There were some interesting changes over the last 15 years:

  • Oaths to a deity have decreased from 17.7% to 7.7%, but oaths to oneself have increased to more than 40%.
  • Commitment to observe positive law has remained unchanged (34.0% of schools) but promises to adhere to the “laws of humanity” declined steeply, from 39.7% to 16.7% of schools.
  • Pledges to abstain from sexual misconduct with patients and their family were low in 2000 and have actually declined to 2%.
  • Prohibitions of intentional killing have fallen dramatically, and are recited at only 2% of schools – although the proportion where students promise to respect the value of human life remain unchanged at 30.7%
  • Abortion prohibitions are almost non-existent at 1.3%.
  • Pledges to subject one’s conscience to the rules of governments and institutions or patient preference were included by 24.7% of schools. But an equally large proportion committed themselves to always obey one’s conscience (28.7%) and to practice according to judgement by 35.3%.

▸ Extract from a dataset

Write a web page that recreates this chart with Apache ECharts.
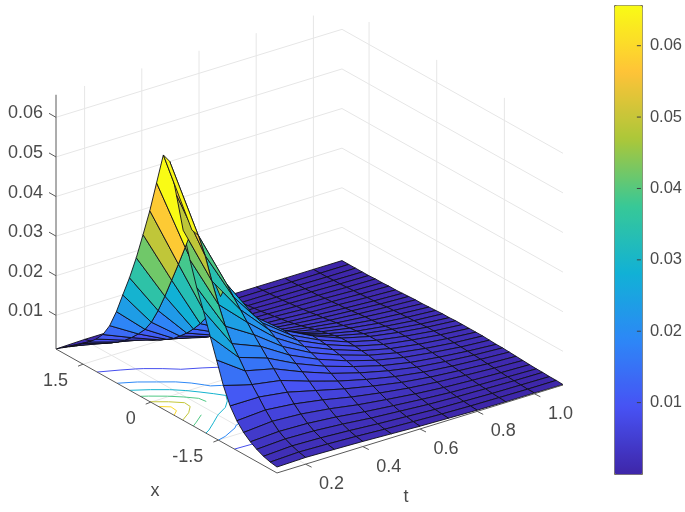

The inconsistencies and differences in the oaths point to larger divisions and uncertainties in Western culture, the authors say. “It should perhaps not be surprising that the bioethical discourse is dominated by controversial debates which essentially revolve around the question, ‘What does the physician profess to do and not do for her patient?’ It is quite clear from our study that modern oaths do not coherently or consistently answer this question.” A common moral framework for medicine is in danger of disappearing.